Adjustments to the Constitution were needed almost
immediately. The Twelfth Amendment stipulated separate electoral votes for the
president and vice-president after the problematic election of 1800 where Aaron
Burr, Thomas Jefferson’s running mate, got the same number of electoral votes
as Jefferson throwing the presidential election into the House of
Representatives. As the founding generation learned how elections actually
operated under the new Constitution, innovations like political parties came to
be defended as a necessary constitutional development even if the Constitution
had tried to rise above them. Such adjustments were expected to be—and have
been—a fairly routine feature of American politics.
Yet far and away the most evident constitutional shortcoming
was the reality of American slavery. An emerging republic that insisted that
all men were created equal, creating a self-governing polity based on that
principle, also allowed for the enslaving of fellow human beings. To call
slavery an imperfection or flaw is a colossal understatement.
The struggle over slavery has been at the root of American
constitutionalism from the beginning.

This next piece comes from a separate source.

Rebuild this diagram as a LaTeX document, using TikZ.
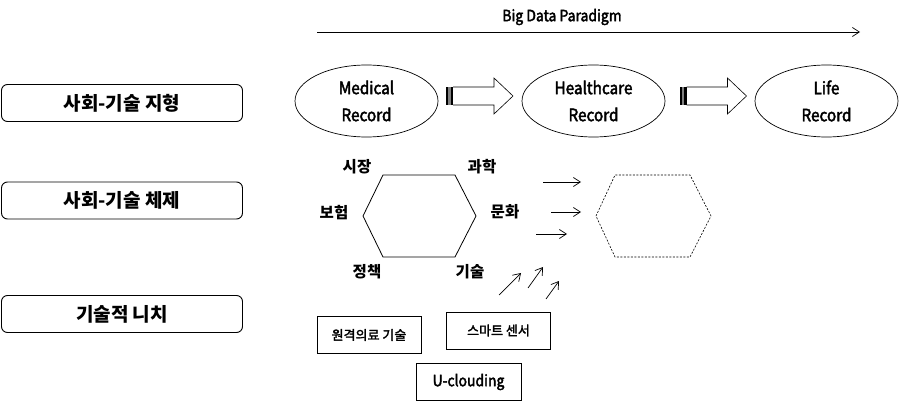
\documentclass[tikz,border=0pt]{standalone}
\usepackage{fontspec}
\setmainfont{Noto Sans CJK KR}
\newfontfamily\latn{Noto Sans CJK KR}[FakeStretch=0.9, FakeBold=2.5]
\newfontfamily\krmd{Noto Sans CJK KR}[FakeBold=2.2]
\usetikzlibrary{arrows.meta,shapes.geometric}
\tikzset{
  lbox/.style={draw, line width=0.9pt, rounded corners=6pt, minimum width=241pt, minimum height=37pt, inner sep=0pt, font=\bfseries\fontsize{19}{19}\selectfont},
  ell/.style={draw, line width=0.7pt, ellipse, minimum width=143pt, minimum height=72pt, inner sep=0pt, align=center, font=\latn\fontsize{17}{27}\selectfont},
  hexlab/.style={font=\bfseries\fontsize{15.5}{15.5}\selectfont, inner sep=0pt},
  tbox/.style={draw, line width=0.9pt, minimum width=104pt, minimum height=37pt, inner sep=0pt, font=\krmd\fontsize{13}{13}\selectfont},
  arr/.style={line width=0.7pt, -{Straight Barb[length=7pt,width=9pt]}},
}
\begin{document}
\begin{tikzpicture}[x=1pt,y=-1pt]
\useasboundingbox (0,0) rectangle (907,403);
% left labels
\node[lbox] (s1) at (122,103) {사회-기술 지형};
\node[lbox] (s2) at (122,200.5) {사회-기술 체제};
\node[lbox] (s3) at (122,314) {기술적 니치};
% big data arrow
\node[font=\latn\fontsize{15.5}{15.5}\selectfont, inner sep=0pt] (bd) at (562,17) {Big Data Paradigm};
\coordinate (bdA) at (317,32);
\coordinate (bdB) at (860,32);
\draw[arr] (bdA) -- (bdB);
% ellipses
\node[ell] (e1) at (366.5,101) {Medical\\Record};
\node[ell] (e2) at (593.5,101) {Healthcare\\Record};
\node[ell] (e3) at (826.5,101) {Life\\Record};
% block arrows
\foreach \dx in {0,233.5} {
 \begin{scope}[xshift=\dx]
  \fill (446,87) rectangle (448.4,105);
  \fill[gray] (448.4,87) rectangle (450.8,105);
  \fill (450.8,87) rectangle (453.2,105);
  \draw[line width=0.6pt, line join=miter] (453.2,87) -- (494,87) -- (494,78) -- (513,96) -- (494,114) -- (494,105) -- (453.2,105);
 \end{scope}
}
% hexagons
\draw[line width=0.8pt] (363,216) -- (383,175) -- (455,175) -- (476,216) -- (455,257) -- (383,257) -- cycle;
\draw[line width=0.6pt, dash pattern=on 2pt off 1.5pt] (596,216) -- (615,175) -- (690,175) -- (711,216) -- (690,257) -- (615,257) -- cycle;
\node[hexlab] (l1) at (357,167) {시장};
\node[hexlab] (l2) at (482,167) {과학};
\node[hexlab] (l3) at (334,213) {보험};
\node[hexlab] (l4) at (505,212) {문화};
\node[hexlab] (l5) at (367,272) {정책};
\node[hexlab] (l6) at (470,272) {기술};
% small arrows
\coordinate (a1s) at (543,182); \coordinate (a1e) at (581,182);
\coordinate (a2s) at (551,212); \coordinate (a2e) at (581,212);
\coordinate (a3s) at (536,234); \coordinate (a3e) at (567,234);
\draw[arr] (a1s) -- (a1e);
\draw[arr] (a2s) -- (a2e);
\draw[arr] (a3s) -- (a3e);
\coordinate (d1s) at (499,295); \coordinate (d1e) at (521,273);
\coordinate (d2s) at (528,288); \coordinate (d2e) at (543,267);
\coordinate (d3s) at (546,299); \coordinate (d3e) at (559,281);
\draw[arr] (d1s) -- (d1e);
\draw[arr] (d2s) -- (d2e);
\draw[arr] (d3s) -- (d3e);
% niche boxes
\node[tbox] (b1) at (369,335) {원격의료 기술};
\node[tbox] (b2) at (498.5,330.5) {스마트 센서};
\node[tbox, minimum width=105pt, font=\latn\fontsize{15.5}{15.5}\selectfont] (b3) at (468.5,382) {U-clouding};
\end{tikzpicture}
\end{document}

Slavery presented a constitutional
disharmony between the idea of equality and the reality of slavery. As the
Princeton historian Sean Wilentz frames it in No Property in Man, “the
paradox—of a Constitution that strengthened and protected slavery yet refused
to validate it—created what have been perceived as the Constitution’s
confounding ambiguities over slavery.” If American ideas pointed to equality
and anti-slavery—at the Constitutional Convention Madison called American
slavery “the
most oppressive dominion ever exercised by man over man”—American political
institutions empowered slavery and thereby perpetuated a brutal and violent
inequality.
Many of the leading founders were in principle opposed to
slavery—and particularly slavery rooted in race—but this was often an abstract
position, with little actual political effort to undo slavery. They seem to
have given even less thought to what equality and citizenship would entail for
Black Americans (Franklin
being a possible exception here). The difficult work of anti-slavery
constitutionalism had to be taken up by others, and often against our deeply
imperfect political institutions that empowered the proslavery position, giving
its voice more weight in constitutional terms than it would have had absent the
three-fifths compromise and the Electoral College.

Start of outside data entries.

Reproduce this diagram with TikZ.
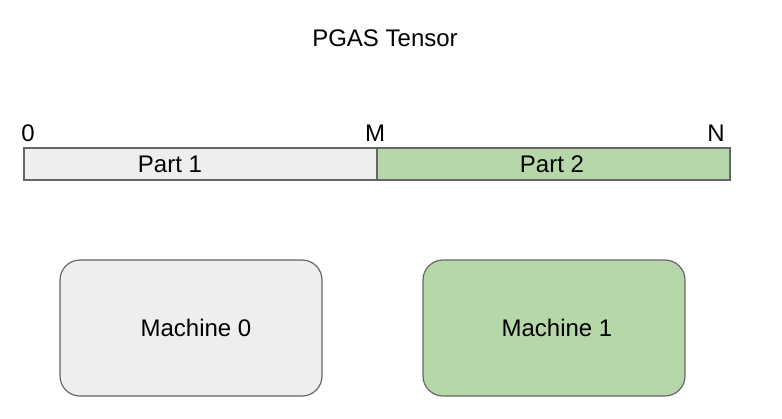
\documentclass[tikz,border=0pt]{standalone}
\usepackage{fontspec}
\setmainfont{Liberation Sans}
\definecolor{lightgrey}{HTML}{EEEEEE}
\definecolor{lightgreen}{HTML}{B6D7A8}
\definecolor{edgegrey}{HTML}{666666}
\begin{document}
\begin{tikzpicture}[x=0.75pt,y=-0.75pt,
  every node/.style={font=\fontsize{18}{22}\selectfont, text=black},
  barpart/.style={draw=edgegrey, line width=0.9pt},
  machine/.style={draw=edgegrey, line width=0.9pt, rounded corners=15pt},
  lbl/.style={inner sep=0pt}]
\useasboundingbox[fill=white] (0,0) rectangle (782,418);
\node[lbl] (title) at (385,38) {PGAS Tensor};
% bar
\draw[barpart, fill=lightgrey] (24,148) rectangle (377,180);
\draw[barpart, fill=lightgreen] (377,148) rectangle (730,180);
\node[lbl] (p1) at (170,164) {Part 1};
\node[lbl] (p2) at (552,164) {Part 2};
\node[lbl] (zero) at (28,133) {0};
\node[lbl] (m) at (375,133) {M};
\node[lbl] (n) at (716,133) {N};
% machines
\draw[machine, fill=lightgrey] (60,260) rectangle (322,396);
\node[lbl] (m0) at (196,328) {Machine 0};
\draw[machine, fill=lightgreen] (423,260) rectangle (685,396);
\node[lbl] (m1) at (557,328) {Machine 1};
\end{tikzpicture}
\end{document}
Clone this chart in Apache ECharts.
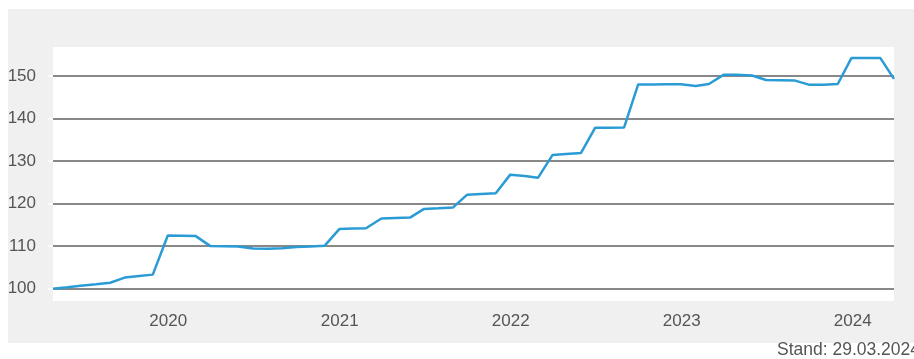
<!DOCTYPE html>
<html>
<head>
<meta charset="utf-8">
<script src="https://cdn.jsdelivr.net/npm/echarts@6/dist/echarts.min.js"></script>
<style>
  html, body { margin: 0; padding: 0; background: #ffffff; }
  #chart { width: 914px; height: 359px; }
</style>
</head>
<body>
<div id="chart"></div>
<script>
// Monthly index values (start = 100), month-end dates
var dates = [
  '2019-04-30','2019-05-31','2019-06-28','2019-07-31','2019-08-30','2019-09-30','2019-10-31','2019-11-29','2019-12-31',
  '2020-01-31','2020-02-28','2020-03-31','2020-04-30','2020-05-29','2020-06-30','2020-07-31','2020-08-31','2020-09-30','2020-10-30','2020-11-30','2020-12-31',
  '2021-01-29','2021-02-26','2021-03-31','2021-04-30','2021-05-31','2021-06-30','2021-07-30','2021-08-31','2021-09-30','2021-10-29','2021-11-30','2021-12-31',
  '2022-01-31','2022-02-28','2022-03-31','2022-04-29','2022-05-31','2022-06-30','2022-07-29','2022-08-31','2022-09-30','2022-10-31','2022-11-30','2022-12-30',
  '2023-01-31','2023-02-28','2023-03-31','2023-04-28','2023-05-31','2023-06-30','2023-07-31','2023-08-31','2023-09-29','2023-10-31','2023-11-30','2023-12-29',
  '2024-01-31','2024-02-29','2024-03-29'
];
var indexValues = [
  100.0, 100.35, 100.7, 101.05, 101.4, 102.6, 103.0, 103.3, 112.5,
  112.45, 112.4, 110.0, 109.95, 109.9, 109.45, 109.4, 109.5, 109.8, 109.9, 110.1, 114.0,
  114.15, 114.2, 116.5, 116.6, 116.7, 118.75, 118.9, 119.1, 122.1, 122.25, 122.4, 126.8,
  126.5, 126.05, 131.4, 131.65, 131.9, 137.8, 137.8, 137.9, 148.0, 148.0, 148.05, 148.05,
  147.65, 148.1, 150.25, 150.25, 150.1, 149.05, 149.0, 148.9, 147.95, 147.95, 148.1, 154.2,
  154.2, 154.2, 149.3
];
var yearTicks = ['2020-01-01', '2021-01-01', '2022-01-01', '2023-01-01', '2024-01-01'];
var yTicks = [100, 110, 120, 130, 140, 150];
var standText = 'Stand: 29.03.2024';

var seriesData = dates.map(function (d, i) { return [Date.parse(d), indexValues[i]]; });
var yearTickValues = yearTicks.map(function (d) { return Date.parse(d); });

var chart = echarts.init(document.getElementById('chart'), null, { renderer: 'canvas' });
var FONT = '"Liberation Sans", Arial, sans-serif';

chart.setOption({
  animation: false,
  backgroundColor: '#ffffff',
  graphic: [
    {
      type: 'rect', z: -10, silent: true,
      shape: { x: 8, y: 9, width: 906, height: 334 },
      style: { fill: '#f0f0f0' }
    },
    {
      type: 'text', silent: true,
      left: 777, top: 341,
      style: { text: standText, fill: '#555555', font: '17.5px ' + FONT }
    }
  ],
  grid: {
    left: 53, right: 20, top: 47, bottom: 58,
    show: true, backgroundColor: '#ffffff', borderWidth: 0
  },
  xAxis: {
    type: 'value',
    min: Date.parse(dates[0]),
    max: Date.parse(dates[dates.length - 1]),
    axisLine: { show: false },
    axisTick: { show: false },
    splitLine: { show: false },
    axisLabel: {
      customValues: yearTickValues,
      margin: 12,
      color: '#555555',
      fontSize: 17,
      fontFamily: FONT,
      formatter: function (v) { return String(new Date(v).getUTCFullYear()); }
    }
  },
  yAxis: {
    type: 'value',
    min: 97.1,
    max: 156.8,
    axisLine: { show: false },
    axisTick: {
      show: true, customValues: yTicks, length: 5,
      lineStyle: { color: '#ffffff', width: 1.5 }
    },
    axisLabel: {
      customValues: yTicks,
      margin: 17,
      color: '#555555',
      fontSize: 17,
      fontFamily: FONT
    },
    splitLine: { show: true, lineStyle: { color: '#606060', width: 1.5 } }
  },
  series: [{
    type: 'line',
    data: seriesData,
    showSymbol: false,
    lineStyle: { color: '#2b9bd6', width: 2.5 },
    clip: true
  }]
});
</script>
</body>
</html>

The new birth of freedom that Abraham Lincoln extolled in
the Gettysburg
Address required the Thirteenth, Fourteenth, and Fifteenth Amendments,
which amounted to a second founding. It was this second founding that made the
first founding worthy of being saved. Much like the founders before them, those
who ushered in a second founding learned from experience, working to improve an
imperfect Constitution. At Gettysburg, Lincoln cast the nation as
“conceived in liberty” and “dedicated to the proposition that all men were
created equal.” Lincoln’s effort was to complete the “unfinished work” of the
founding generation. If Lincoln cast this “unfinished work” as an effort to
restore America to its foundations, to a nation dedicated to the proposition
that all men are created equal, this was an effort to return to something real,
but that never actually existed—only the promise of it did.

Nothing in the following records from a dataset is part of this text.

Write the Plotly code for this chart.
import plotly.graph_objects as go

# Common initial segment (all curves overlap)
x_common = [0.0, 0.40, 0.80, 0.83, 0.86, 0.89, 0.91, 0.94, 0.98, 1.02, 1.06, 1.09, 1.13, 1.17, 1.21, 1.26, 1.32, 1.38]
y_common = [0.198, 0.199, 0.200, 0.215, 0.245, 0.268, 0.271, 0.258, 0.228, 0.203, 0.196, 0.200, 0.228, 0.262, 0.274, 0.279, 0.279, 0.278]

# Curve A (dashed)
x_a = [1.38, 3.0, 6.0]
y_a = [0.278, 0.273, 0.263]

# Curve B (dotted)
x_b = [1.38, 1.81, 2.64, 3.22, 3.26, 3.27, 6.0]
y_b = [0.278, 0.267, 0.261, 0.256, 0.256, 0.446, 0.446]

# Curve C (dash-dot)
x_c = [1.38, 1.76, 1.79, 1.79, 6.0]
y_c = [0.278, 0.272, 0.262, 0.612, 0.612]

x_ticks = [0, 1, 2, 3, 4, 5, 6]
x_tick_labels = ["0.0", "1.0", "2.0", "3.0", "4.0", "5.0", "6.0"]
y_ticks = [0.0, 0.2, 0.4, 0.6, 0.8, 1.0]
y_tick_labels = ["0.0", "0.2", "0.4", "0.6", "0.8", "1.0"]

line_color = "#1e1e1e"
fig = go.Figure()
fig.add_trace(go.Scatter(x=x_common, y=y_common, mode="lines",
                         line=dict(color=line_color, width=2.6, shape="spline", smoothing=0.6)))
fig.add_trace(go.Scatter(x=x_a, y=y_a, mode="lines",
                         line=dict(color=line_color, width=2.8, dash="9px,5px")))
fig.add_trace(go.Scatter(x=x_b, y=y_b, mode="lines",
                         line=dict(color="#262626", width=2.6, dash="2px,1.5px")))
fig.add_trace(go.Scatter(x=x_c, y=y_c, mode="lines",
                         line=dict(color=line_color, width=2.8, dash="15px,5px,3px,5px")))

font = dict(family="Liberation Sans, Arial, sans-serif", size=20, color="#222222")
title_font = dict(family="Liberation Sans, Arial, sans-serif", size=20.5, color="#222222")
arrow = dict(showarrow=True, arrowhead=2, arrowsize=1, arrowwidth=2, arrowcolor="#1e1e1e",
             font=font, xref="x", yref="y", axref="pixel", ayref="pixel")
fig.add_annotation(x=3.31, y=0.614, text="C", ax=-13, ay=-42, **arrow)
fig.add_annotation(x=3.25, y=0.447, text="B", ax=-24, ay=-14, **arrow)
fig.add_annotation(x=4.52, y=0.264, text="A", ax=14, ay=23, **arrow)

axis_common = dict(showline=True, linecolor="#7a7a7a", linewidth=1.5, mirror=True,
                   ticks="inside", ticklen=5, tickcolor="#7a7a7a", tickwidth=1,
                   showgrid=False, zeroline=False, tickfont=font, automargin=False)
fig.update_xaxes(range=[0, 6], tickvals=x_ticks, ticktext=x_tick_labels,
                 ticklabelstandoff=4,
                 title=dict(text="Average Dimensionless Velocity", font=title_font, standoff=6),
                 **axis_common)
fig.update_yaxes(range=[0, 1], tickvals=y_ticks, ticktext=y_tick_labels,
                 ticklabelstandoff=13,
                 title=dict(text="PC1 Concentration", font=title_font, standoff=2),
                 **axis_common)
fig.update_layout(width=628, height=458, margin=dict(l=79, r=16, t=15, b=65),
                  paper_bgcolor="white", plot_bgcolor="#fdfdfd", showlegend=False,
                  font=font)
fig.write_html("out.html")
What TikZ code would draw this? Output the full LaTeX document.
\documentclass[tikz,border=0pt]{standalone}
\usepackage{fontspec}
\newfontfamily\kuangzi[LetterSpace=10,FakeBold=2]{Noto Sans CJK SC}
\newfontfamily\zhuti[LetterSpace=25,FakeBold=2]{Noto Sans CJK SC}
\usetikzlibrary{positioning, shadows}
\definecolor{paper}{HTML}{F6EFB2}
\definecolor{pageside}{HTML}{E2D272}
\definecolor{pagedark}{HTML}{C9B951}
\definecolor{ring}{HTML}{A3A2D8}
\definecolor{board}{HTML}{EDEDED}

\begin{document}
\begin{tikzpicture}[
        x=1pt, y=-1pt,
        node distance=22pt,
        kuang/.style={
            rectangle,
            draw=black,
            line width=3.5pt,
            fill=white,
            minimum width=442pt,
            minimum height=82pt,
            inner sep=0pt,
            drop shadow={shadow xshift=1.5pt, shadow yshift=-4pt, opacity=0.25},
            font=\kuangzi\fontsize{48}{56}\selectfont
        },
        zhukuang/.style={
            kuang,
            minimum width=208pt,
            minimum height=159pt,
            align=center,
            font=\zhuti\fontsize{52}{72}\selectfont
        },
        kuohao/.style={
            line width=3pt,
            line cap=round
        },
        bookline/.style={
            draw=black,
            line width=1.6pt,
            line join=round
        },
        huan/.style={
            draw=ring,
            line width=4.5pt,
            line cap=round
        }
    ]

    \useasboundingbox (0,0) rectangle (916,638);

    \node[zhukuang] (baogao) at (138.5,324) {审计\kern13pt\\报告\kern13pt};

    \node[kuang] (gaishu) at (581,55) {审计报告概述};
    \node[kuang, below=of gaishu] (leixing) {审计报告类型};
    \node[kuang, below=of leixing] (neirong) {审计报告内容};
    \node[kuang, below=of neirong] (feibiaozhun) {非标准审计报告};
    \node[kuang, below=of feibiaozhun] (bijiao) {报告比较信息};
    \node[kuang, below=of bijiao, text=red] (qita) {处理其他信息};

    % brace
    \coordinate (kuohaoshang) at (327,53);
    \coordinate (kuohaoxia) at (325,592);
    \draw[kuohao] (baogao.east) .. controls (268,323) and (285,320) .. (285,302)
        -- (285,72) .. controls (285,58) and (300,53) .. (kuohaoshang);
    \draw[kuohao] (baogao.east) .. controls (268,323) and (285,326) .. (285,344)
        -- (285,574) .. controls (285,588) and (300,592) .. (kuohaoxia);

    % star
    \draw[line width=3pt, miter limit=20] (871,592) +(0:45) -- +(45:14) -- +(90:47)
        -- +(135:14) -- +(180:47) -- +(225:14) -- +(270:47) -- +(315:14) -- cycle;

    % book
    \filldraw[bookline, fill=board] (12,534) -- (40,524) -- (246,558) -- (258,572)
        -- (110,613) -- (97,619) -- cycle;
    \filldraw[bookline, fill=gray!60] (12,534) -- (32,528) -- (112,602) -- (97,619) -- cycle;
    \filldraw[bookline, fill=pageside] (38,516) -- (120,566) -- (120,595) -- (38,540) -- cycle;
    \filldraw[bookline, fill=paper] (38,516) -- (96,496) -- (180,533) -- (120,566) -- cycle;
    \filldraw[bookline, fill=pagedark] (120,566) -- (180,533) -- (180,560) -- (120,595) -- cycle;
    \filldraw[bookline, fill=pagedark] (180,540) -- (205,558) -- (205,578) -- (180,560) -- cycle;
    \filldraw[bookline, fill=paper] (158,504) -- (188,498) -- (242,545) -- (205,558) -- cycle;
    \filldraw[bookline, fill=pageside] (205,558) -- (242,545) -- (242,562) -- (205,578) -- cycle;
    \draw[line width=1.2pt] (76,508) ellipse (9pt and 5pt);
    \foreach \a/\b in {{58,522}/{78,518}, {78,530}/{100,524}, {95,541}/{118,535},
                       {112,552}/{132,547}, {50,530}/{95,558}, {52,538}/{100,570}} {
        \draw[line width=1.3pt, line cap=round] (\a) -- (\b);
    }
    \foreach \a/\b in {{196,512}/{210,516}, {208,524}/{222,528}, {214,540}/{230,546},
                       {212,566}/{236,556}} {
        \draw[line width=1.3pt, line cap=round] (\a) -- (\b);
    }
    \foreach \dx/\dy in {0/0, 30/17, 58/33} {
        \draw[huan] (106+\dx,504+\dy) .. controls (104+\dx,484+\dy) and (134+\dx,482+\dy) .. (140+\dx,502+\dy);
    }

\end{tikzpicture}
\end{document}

Making this promise real has been the work of generations.
Our pluralistic constitutional democracy is an outgrowth of
the constitutional republic launched by the founders. Madisonian constitutionalism,
in particular, paved the way for a vibrant and pluralistic constitutional
democracy that was not defined by religious, racial, or ethnic identity. But
that project was imperfect and incomplete at the founding. It has been carried
forward by Americans who sought to make a deeply imperfect union more perfect.
This work continues in our day, and we are better prepared for this work as we
make our way in the present if we have a genuine sense of our (imperfect) past.